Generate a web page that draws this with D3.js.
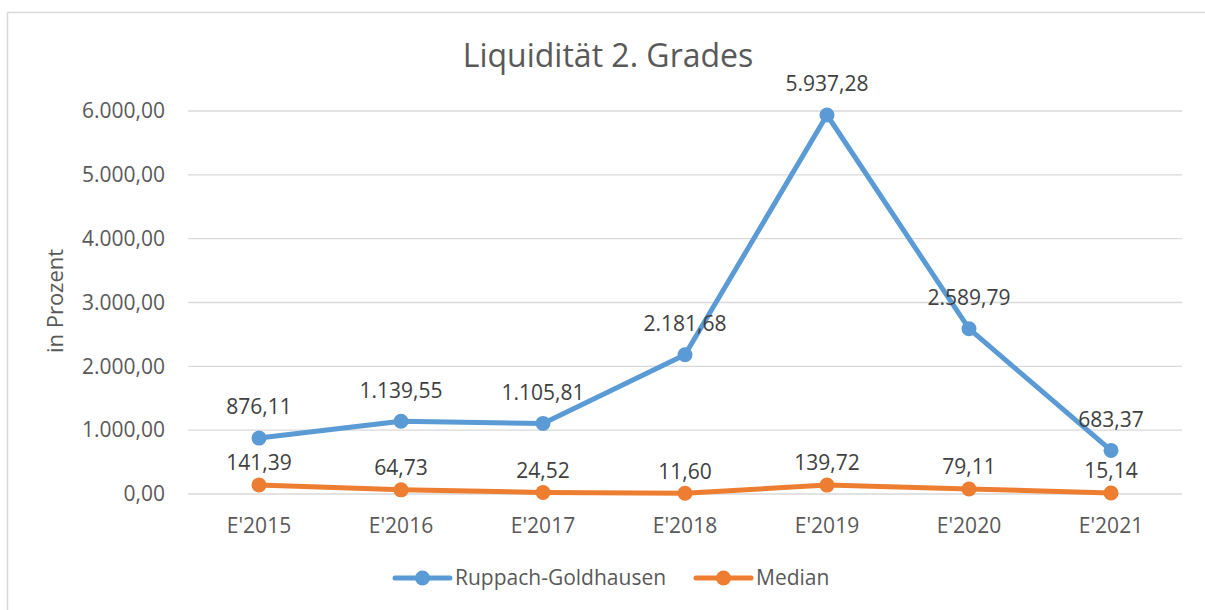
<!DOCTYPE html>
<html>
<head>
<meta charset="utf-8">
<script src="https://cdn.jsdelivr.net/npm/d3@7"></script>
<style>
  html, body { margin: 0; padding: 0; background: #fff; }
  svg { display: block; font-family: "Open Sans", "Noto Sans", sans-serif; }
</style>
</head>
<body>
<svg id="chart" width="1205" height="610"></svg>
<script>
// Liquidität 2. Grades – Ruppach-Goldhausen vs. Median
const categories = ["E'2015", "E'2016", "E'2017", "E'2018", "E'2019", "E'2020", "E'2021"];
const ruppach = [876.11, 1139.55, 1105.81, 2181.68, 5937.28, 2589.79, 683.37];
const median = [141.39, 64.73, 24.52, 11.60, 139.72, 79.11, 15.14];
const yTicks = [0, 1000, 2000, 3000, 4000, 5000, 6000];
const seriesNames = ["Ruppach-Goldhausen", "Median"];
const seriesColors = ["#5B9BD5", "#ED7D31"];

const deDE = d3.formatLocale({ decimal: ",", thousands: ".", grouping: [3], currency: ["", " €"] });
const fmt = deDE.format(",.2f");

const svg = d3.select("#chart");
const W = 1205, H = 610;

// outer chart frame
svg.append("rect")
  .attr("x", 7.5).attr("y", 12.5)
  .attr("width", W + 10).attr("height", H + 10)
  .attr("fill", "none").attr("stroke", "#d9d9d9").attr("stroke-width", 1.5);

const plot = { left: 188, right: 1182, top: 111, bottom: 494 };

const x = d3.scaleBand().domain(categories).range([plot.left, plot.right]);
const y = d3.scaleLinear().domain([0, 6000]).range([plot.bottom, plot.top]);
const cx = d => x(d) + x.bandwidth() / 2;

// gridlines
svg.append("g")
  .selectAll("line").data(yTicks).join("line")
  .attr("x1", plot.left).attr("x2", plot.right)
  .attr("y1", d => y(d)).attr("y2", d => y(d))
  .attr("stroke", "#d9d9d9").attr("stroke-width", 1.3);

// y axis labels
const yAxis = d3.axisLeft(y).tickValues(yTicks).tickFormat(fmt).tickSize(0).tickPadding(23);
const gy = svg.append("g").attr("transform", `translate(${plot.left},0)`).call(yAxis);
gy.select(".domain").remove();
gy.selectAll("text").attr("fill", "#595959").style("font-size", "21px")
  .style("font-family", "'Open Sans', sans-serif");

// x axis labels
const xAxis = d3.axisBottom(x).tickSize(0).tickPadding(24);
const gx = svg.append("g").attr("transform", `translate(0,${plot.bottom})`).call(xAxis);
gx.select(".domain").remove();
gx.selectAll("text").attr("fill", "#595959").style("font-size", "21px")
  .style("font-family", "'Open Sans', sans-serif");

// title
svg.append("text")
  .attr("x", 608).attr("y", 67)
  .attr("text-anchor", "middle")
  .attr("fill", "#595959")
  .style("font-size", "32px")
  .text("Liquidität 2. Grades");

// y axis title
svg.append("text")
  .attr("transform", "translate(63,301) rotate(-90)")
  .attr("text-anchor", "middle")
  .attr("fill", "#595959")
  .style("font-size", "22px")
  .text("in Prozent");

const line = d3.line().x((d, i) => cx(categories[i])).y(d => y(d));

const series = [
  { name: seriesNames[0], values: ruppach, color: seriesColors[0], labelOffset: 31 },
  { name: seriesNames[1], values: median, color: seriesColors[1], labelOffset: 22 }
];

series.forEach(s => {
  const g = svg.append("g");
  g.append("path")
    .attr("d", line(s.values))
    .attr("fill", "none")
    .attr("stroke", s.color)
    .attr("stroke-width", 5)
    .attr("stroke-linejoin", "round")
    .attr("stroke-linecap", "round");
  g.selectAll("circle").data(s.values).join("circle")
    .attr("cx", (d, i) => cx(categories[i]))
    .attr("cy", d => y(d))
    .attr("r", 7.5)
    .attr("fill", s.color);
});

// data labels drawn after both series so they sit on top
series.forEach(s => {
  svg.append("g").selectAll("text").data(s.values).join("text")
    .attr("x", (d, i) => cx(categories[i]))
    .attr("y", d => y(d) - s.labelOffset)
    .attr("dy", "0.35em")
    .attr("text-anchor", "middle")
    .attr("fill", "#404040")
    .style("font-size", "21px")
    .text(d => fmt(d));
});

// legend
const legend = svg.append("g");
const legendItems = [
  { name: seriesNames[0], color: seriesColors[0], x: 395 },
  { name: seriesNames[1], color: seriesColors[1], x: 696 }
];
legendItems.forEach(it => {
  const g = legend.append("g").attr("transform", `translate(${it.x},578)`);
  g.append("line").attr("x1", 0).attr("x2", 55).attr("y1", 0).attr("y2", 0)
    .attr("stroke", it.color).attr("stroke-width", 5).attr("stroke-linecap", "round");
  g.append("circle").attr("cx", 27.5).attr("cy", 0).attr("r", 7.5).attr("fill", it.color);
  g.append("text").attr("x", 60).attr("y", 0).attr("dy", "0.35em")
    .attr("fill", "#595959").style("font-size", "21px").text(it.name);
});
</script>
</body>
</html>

### [WRITTEN INSTRUCTION]
Transcribe the full listing above exactly as it stands, minus the pictures.

### [EXERCISE ANSWER]
Generate a web page that draws this with D3.js.
<!DOCTYPE html>
<html>
<head>
<meta charset="utf-8">
<script src="https://cdn.jsdelivr.net/npm/d3@7"></script>
<style>
  html, body { margin: 0; padding: 0; background: #fff; }
  svg { display: block; font-family: "Open Sans", "Noto Sans", sans-serif; }
</style>
</head>
<body>
<svg id="chart" width="1205" height="610"></svg>
<script>
// Liquidität 2. Grades – Ruppach-Goldhausen vs. Median
const categories = ["E'2015", "E'2016", "E'2017", "E'2018", "E'2019", "E'2020", "E'2021"];
const ruppach = [876.11, 1139.55, 1105.81, 2181.68, 5937.28, 2589.79, 683.37];
const median = [141.39, 64.73, 24.52, 11.60, 139.72, 79.11, 15.14];
const yTicks = [0, 1000, 2000, 3000, 4000, 5000, 6000];
const seriesNames = ["Ruppach-Goldhausen", "Median"];
const seriesColors = ["#5B9BD5", "#ED7D31"];

const deDE = d3.formatLocale({ decimal: ",", thousands: ".", grouping: [3], currency: ["", " €"] });
const fmt = deDE.format(",.2f");

const svg = d3.select("#chart");
const W = 1205, H = 610;

// outer chart frame
svg.append("rect")
  .attr("x", 7.5).attr("y", 12.5)
  .attr("width", W + 10).attr("height", H + 10)
  .attr("fill", "none").attr("stroke", "#d9d9d9").attr("stroke-width", 1.5);

const plot = { left: 188, right: 1182, top: 111, bottom: 494 };

const x = d3.scaleBand().domain(categories).range([plot.left, plot.right]);
const y = d3.scaleLinear().domain([0, 6000]).range([plot.bottom, plot.top]);
const cx = d => x(d) + x.bandwidth() / 2;

// gridlines
svg.append("g")
  .selectAll("line").data(yTicks).join("line")
  .attr("x1", plot.left).attr("x2", plot.right)
  .attr("y1", d => y(d)).attr("y2", d => y(d))
  .attr("stroke", "#d9d9d9").attr("stroke-width", 1.3);

// y axis labels
const yAxis = d3.axisLeft(y).tickValues(yTicks).tickFormat(fmt).tickSize(0).tickPadding(23);
const gy = svg.append("g").attr("transform", `translate(${plot.left},0)`).call(yAxis);
gy.select(".domain").remove();
gy.selectAll("text").attr("fill", "#595959").style("font-size", "21px")
  .style("font-family", "'Open Sans', sans-serif");

// x axis labels
const xAxis = d3.axisBottom(x).tickSize(0).tickPadding(24);
const gx = svg.append("g").attr("transform", `translate(0,${plot.bottom})`).call(xAxis);
gx.select(".domain").remove();
gx.selectAll("text").attr("fill", "#595959").style("font-size", "21px")
  .style("font-family", "'Open Sans', sans-serif");

// title
svg.append("text")
  .attr("x", 608).attr("y", 67)
  .attr("text-anchor", "middle")
  .attr("fill", "#595959")
  .style("font-size", "32px")
  .text("Liquidität 2. Grades");

// y axis title
svg.append("text")
  .attr("transform", "translate(63,301) rotate(-90)")
  .attr("text-anchor", "middle")
  .attr("fill", "#595959")
  .style("font-size", "22px")
  .text("in Prozent");

const line = d3.line().x((d, i) => cx(categories[i])).y(d => y(d));

const series = [
  { name: seriesNames[0], values: ruppach, color: seriesColors[0], labelOffset: 31 },
  { name: seriesNames[1], values: median, color: seriesColors[1], labelOffset: 22 }
];

series.forEach(s => {
  const g = svg.append("g");
  g.append("path")
    .attr("d", line(s.values))
    .attr("fill", "none")
    .attr("stroke", s.color)
    .attr("stroke-width", 5)
    .attr("stroke-linejoin", "round")
    .attr("stroke-linecap", "round");
  g.selectAll("circle").data(s.values).join("circle")
    .attr("cx", (d, i) => cx(categories[i]))
    .attr("cy", d => y(d))
    .attr("r", 7.5)
    .attr("fill", s.color);
});

// data labels drawn after both series so they sit on top
series.forEach(s => {
  svg.append("g").selectAll("text").data(s.values).join("text")
    .attr("x", (d, i) => cx(categories[i]))
    .attr("y", d => y(d) - s.labelOffset)
    .attr("dy", "0.35em")
    .attr("text-anchor", "middle")
    .attr("fill", "#404040")
    .style("font-size", "21px")
    .text(d => fmt(d));
});

// legend
const legend = svg.append("g");
const legendItems = [
  { name: seriesNames[0], color: seriesColors[0], x: 395 },
  { name: seriesNames[1], color: seriesColors[1], x: 696 }
];
legendItems.forEach(it => {
  const g = legend.append("g").attr("transform", `translate(${it.x},578)`);
  g.append("line").attr("x1", 0).attr("x2", 55).attr("y1", 0).attr("y2", 0)
    .attr("stroke", it.color).attr("stroke-width", 5).attr("stroke-linecap", "round");
  g.append("circle").attr("cx", 27.5).attr("cy", 0).attr("r", 7.5).attr("fill", it.color);
  g.append("text").attr("x", 60).attr("y", 0).attr("dy", "0.35em")
    .attr("fill", "#595959").style("font-size", "21px").text(it.name);
});
</script>
</body>
</html>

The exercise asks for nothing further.